Aim of the exercise: Leave the pictures out. Return all other data exactly.

Collected data:

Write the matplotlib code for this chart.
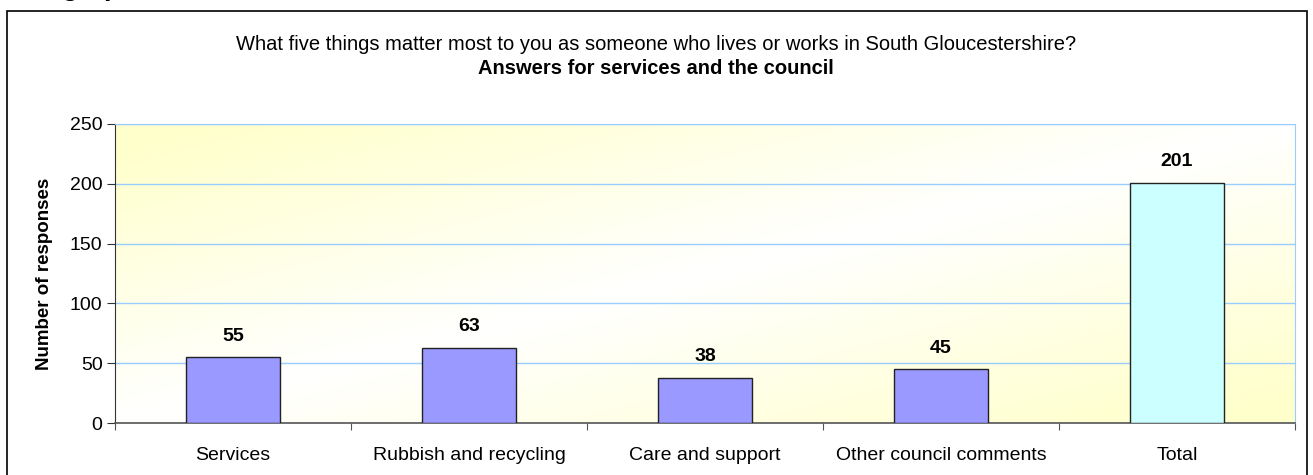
import matplotlib
matplotlib.use("Agg")
import matplotlib.pyplot as plt
import numpy as np
from matplotlib.patches import Rectangle

categories = ["Services", "Rubbish and recycling", "Care and support", "Other council comments", "Total"]
values = [55, 63, 38, 45, 201]
bar_colors = ["#9999FF", "#9999FF", "#9999FF", "#9999FF", "#CCFFFF"]
yticks = [0, 50, 100, 150, 200, 250]

plt.rcParams['font.family'] = ['Liberation Sans', 'DejaVu Sans']

W, H = 1313, 475
fig = plt.figure(figsize=(W / 100, H / 100), dpi=100)

# clipped heading text above the chart (only descenders visible, as in the reference)
fig.text(62 / W, 1 - 1 / H, "graph", ha="left", va="bottom",
         fontsize=20, fontweight="bold")

# outer chart border
fig.patches.append(Rectangle((7 / W, -0.05), (1307 - 7) / W, 1.05 - 11 / H,
                             transform=fig.transFigure, fill=False,
                             edgecolor="black", linewidth=1.2))

left, right, top, bottom = 115, 1295, 124, 423
ax = fig.add_axes([left / W, 1 - bottom / H, (right - left) / W, (bottom - top) / H])

# diagonal gradient background: white along bottom-left -> top-right diagonal,
# pale yellow toward top-left and bottom-right corners
nx, ny = 300, 150
uu, vv = np.meshgrid(np.linspace(0, 1, nx), np.linspace(0, 1, ny))
t = np.clip(np.abs(uu - vv) * 1.1, 0, 1)
c_white = np.array([1.0, 1.0, 1.0])
c_yel = np.array([1.0, 1.0, 0.80])
img = c_white[None, None, :] * (1 - t[..., None]) + c_yel[None, None, :] * t[..., None]
ax.imshow(img, extent=[0, 1, 0, 1], transform=ax.transAxes, origin="lower",
          aspect="auto", zorder=0)

x = np.arange(len(categories))
ax.set_xlim(-0.5, len(categories) - 0.5)
ax.set_ylim(0, 250)
ax.set_yticks(yticks)
ax.yaxis.grid(True, color="#99CCFF", linewidth=1.0, zorder=1)
ax.set_axisbelow(True)

bars = ax.bar(x, values, width=0.4, color=bar_colors, edgecolor="#222222",
              linewidth=1.0, zorder=3)
for xi, v in zip(x, values):
    ax.annotate(str(v), (xi, v), xytext=(0, 9), textcoords="offset points",
                ha="center", va="bottom", fontsize=14, fontweight="bold", zorder=4)

ax.set_xticks(np.arange(len(categories) + 1) - 0.5)
ax.set_xticklabels([])
ax.set_xticks(x, minor=True)
ax.set_xticklabels(categories, minor=True, fontsize=14)
ax.tick_params(axis="x", which="minor", length=0, pad=17)
ax.tick_params(axis="x", which="major", length=5, color="#555555", direction="out")
ax.tick_params(axis="y", length=6, color="#333333", labelsize=14, pad=3)

for s in ["top", "right"]:
    ax.spines[s].set_color("#99CCFF")
ax.spines["left"].set_color("#333333")
ax.spines["bottom"].set_color("#555555")
ax.spines["bottom"].set_linewidth(1.2)

ax.set_ylabel("Number of responses", fontsize=13.5, fontweight="bold", labelpad=12)

fig.text(656 / W, 1 - 44 / H, "What five things matter most to you as someone who lives or works in South Gloucestershire?",
         ha="center", va="center", fontsize=14.5)
fig.text(656 / W, 1 - 68 / H, "Answers for services and the council",
         ha="center", va="center", fontsize=14.5, fontweight="bold")

fig.savefig("out.png", dpi=100)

Solution to the exercise:
Write the matplotlib code for this chart.
import matplotlib
matplotlib.use("Agg")
import matplotlib.pyplot as plt
import numpy as np
from matplotlib.patches import Rectangle

categories = ["Services", "Rubbish and recycling", "Care and support", "Other council comments", "Total"]
values = [55, 63, 38, 45, 201]
bar_colors = ["#9999FF", "#9999FF", "#9999FF", "#9999FF", "#CCFFFF"]
yticks = [0, 50, 100, 150, 200, 250]

plt.rcParams['font.family'] = ['Liberation Sans', 'DejaVu Sans']

W, H = 1313, 475
fig = plt.figure(figsize=(W / 100, H / 100), dpi=100)

# clipped heading text above the chart (only descenders visible, as in the reference)
fig.text(62 / W, 1 - 1 / H, "graph", ha="left", va="bottom",
         fontsize=20, fontweight="bold")

# outer chart border
fig.patches.append(Rectangle((7 / W, -0.05), (1307 - 7) / W, 1.05 - 11 / H,
                             transform=fig.transFigure, fill=False,
                             edgecolor="black", linewidth=1.2))

left, right, top, bottom = 115, 1295, 124, 423
ax = fig.add_axes([left / W, 1 - bottom / H, (right - left) / W, (bottom - top) / H])

# diagonal gradient background: white along bottom-left -> top-right diagonal,
# pale yellow toward top-left and bottom-right corners
nx, ny = 300, 150
uu, vv = np.meshgrid(np.linspace(0, 1, nx), np.linspace(0, 1, ny))
t = np.clip(np.abs(uu - vv) * 1.1, 0, 1)
c_white = np.array([1.0, 1.0, 1.0])
c_yel = np.array([1.0, 1.0, 0.80])
img = c_white[None, None, :] * (1 - t[..., None]) + c_yel[None, None, :] * t[..., None]
ax.imshow(img, extent=[0, 1, 0, 1], transform=ax.transAxes, origin="lower",
          aspect="auto", zorder=0)

x = np.arange(len(categories))
ax.set_xlim(-0.5, len(categories) - 0.5)
ax.set_ylim(0, 250)
ax.set_yticks(yticks)
ax.yaxis.grid(True, color="#99CCFF", linewidth=1.0, zorder=1)
ax.set_axisbelow(True)

bars = ax.bar(x, values, width=0.4, color=bar_colors, edgecolor="#222222",
              linewidth=1.0, zorder=3)
for xi, v in zip(x, values):
    ax.annotate(str(v), (xi, v), xytext=(0, 9), textcoords="offset points",
                ha="center", va="bottom", fontsize=14, fontweight="bold", zorder=4)

ax.set_xticks(np.arange(len(categories) + 1) - 0.5)
ax.set_xticklabels([])
ax.set_xticks(x, minor=True)
ax.set_xticklabels(categories, minor=True, fontsize=14)
ax.tick_params(axis="x", which="minor", length=0, pad=17)
ax.tick_params(axis="x", which="major", length=5, color="#555555", direction="out")
ax.tick_params(axis="y", length=6, color="#333333", labelsize=14, pad=3)

for s in ["top", "right"]:
    ax.spines[s].set_color("#99CCFF")
ax.spines["left"].set_color("#333333")
ax.spines["bottom"].set_color("#555555")
ax.spines["bottom"].set_linewidth(1.2)

ax.set_ylabel("Number of responses", fontsize=13.5, fontweight="bold", labelpad=12)

fig.text(656 / W, 1 - 44 / H, "What five things matter most to you as someone who lives or works in South Gloucestershire?",
         ha="center", va="center", fontsize=14.5)
fig.text(656 / W, 1 - 68 / H, "Answers for services and the council",
         ha="center", va="center", fontsize=14.5, fontweight="bold")

fig.savefig("out.png", dpi=100)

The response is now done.